YOUR OBJECTIVE: Quote the data exactly, first line to the line containing "const lTicks = [-10,0,10,20,30,40,50,60,70,80];", with no pictures.

** START DATA EXCERPT **

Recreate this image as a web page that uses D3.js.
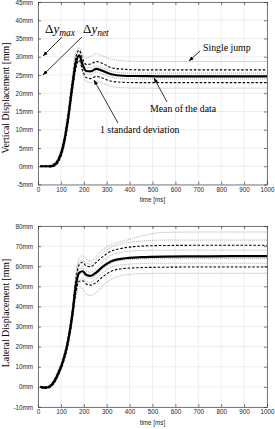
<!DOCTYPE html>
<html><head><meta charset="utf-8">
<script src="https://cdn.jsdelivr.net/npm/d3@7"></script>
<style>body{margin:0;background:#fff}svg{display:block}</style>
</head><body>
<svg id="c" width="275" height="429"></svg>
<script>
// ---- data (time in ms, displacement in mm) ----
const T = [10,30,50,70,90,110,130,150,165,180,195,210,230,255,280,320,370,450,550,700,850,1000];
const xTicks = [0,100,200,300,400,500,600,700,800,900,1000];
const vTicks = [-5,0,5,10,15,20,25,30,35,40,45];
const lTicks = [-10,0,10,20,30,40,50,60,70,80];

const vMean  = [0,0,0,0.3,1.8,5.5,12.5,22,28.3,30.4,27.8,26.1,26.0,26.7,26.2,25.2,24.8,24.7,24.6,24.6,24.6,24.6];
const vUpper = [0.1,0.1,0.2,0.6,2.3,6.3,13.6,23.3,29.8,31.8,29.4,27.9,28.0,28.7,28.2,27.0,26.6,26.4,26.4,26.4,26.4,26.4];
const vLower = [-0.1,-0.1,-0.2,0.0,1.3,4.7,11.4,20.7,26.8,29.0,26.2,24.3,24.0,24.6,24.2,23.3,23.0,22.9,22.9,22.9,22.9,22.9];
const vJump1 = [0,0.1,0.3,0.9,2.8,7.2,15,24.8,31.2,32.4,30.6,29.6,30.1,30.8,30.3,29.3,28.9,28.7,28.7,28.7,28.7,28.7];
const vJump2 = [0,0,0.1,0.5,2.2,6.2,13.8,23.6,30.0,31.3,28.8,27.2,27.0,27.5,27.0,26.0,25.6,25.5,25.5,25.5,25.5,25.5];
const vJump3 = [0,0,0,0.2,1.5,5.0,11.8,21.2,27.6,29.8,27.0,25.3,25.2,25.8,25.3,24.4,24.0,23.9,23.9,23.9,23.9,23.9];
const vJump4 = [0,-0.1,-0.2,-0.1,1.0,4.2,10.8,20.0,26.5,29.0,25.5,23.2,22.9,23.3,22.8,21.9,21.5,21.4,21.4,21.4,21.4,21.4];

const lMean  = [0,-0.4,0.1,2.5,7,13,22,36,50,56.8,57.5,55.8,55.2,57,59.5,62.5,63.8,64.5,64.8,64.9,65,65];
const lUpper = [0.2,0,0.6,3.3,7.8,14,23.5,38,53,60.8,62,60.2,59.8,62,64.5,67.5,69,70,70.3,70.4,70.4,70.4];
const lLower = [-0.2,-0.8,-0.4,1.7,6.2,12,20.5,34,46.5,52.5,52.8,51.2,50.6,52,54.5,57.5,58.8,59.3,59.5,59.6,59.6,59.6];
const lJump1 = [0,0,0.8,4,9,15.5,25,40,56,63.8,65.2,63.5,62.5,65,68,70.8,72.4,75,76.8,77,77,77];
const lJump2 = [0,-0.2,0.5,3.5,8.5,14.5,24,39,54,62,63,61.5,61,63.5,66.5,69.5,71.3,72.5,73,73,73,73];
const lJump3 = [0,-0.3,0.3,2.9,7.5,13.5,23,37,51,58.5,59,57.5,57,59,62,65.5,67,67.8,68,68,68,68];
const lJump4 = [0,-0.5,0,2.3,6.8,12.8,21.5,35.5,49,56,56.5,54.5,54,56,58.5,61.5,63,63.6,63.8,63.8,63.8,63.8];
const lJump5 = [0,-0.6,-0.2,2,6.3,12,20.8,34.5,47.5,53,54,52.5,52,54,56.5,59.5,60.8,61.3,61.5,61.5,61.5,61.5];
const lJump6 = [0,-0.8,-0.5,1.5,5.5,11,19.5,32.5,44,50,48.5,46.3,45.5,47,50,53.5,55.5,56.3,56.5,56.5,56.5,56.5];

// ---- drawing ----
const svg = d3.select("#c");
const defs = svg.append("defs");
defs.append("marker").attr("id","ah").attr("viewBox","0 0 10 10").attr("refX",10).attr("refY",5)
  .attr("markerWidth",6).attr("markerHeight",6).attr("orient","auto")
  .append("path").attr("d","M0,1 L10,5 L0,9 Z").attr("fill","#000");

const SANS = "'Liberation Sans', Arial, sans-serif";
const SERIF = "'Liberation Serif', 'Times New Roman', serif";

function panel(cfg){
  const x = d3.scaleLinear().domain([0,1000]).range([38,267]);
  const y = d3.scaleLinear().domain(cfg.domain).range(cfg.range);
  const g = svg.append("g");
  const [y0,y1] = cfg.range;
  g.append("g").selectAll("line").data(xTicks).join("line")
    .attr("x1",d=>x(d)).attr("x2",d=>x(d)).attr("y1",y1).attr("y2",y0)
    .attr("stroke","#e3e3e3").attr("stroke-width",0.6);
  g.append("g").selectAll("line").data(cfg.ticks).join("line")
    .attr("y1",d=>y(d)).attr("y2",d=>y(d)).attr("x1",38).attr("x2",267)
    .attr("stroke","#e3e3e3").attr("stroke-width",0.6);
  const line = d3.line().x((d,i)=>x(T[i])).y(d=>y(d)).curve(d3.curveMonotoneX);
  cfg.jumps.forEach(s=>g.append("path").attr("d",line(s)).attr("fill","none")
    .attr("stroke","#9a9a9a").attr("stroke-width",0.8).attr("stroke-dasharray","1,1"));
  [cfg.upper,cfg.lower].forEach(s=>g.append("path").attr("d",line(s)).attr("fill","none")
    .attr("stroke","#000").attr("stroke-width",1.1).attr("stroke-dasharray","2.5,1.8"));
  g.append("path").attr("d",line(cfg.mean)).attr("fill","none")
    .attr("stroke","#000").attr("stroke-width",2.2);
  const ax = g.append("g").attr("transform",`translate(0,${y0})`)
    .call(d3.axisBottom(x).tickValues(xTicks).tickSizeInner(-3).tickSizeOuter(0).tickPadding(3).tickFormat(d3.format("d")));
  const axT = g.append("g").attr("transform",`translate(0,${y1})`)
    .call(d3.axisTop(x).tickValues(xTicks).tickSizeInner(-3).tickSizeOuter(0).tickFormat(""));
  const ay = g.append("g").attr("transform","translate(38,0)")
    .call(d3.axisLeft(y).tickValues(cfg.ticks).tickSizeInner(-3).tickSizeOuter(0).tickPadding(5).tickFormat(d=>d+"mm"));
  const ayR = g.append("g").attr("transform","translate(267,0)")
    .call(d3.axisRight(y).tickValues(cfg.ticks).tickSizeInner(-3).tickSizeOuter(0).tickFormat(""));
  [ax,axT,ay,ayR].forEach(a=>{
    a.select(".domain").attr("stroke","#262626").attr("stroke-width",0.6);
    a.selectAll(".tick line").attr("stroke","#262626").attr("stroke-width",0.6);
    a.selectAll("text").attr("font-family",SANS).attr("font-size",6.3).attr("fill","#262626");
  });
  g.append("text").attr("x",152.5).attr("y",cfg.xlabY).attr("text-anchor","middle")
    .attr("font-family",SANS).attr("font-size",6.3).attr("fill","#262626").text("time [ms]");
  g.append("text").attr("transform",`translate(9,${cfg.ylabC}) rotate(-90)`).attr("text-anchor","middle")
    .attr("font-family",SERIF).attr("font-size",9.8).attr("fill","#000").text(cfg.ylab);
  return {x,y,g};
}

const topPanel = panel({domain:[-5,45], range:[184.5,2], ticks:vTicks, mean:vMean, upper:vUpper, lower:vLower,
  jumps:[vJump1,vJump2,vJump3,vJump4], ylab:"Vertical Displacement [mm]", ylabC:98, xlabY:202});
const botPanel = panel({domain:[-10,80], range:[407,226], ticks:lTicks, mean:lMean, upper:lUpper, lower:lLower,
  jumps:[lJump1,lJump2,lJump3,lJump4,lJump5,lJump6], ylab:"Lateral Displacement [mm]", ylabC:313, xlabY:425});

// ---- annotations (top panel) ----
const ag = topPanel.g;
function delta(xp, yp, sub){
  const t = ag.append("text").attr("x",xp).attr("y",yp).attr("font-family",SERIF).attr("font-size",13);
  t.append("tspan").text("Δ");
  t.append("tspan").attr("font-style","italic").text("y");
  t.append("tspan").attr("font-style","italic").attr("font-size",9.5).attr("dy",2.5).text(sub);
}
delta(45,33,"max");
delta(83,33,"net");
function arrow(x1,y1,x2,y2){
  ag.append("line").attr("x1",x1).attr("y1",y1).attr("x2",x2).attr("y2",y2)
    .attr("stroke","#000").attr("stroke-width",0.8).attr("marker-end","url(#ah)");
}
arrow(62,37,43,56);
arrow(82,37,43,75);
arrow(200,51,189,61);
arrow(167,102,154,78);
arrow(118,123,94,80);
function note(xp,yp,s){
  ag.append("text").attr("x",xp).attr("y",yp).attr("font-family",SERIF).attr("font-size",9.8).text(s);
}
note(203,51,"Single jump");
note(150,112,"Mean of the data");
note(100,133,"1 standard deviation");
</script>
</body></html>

** END DATA EXCERPT **

TASK RESPONSE:
Recreate this image as a web page that uses D3.js.
<!DOCTYPE html>
<html><head><meta charset="utf-8">
<script src="https://cdn.jsdelivr.net/npm/d3@7"></script>
<style>body{margin:0;background:#fff}svg{display:block}</style>
</head><body>
<svg id="c" width="275" height="429"></svg>
<script>
// ---- data (time in ms, displacement in mm) ----
const T = [10,30,50,70,90,110,130,150,165,180,195,210,230,255,280,320,370,450,550,700,850,1000];
const xTicks = [0,100,200,300,400,500,600,700,800,900,1000];
const vTicks = [-5,0,5,10,15,20,25,30,35,40,45];
const lTicks = [-10,0,10,20,30,40,50,60,70,80];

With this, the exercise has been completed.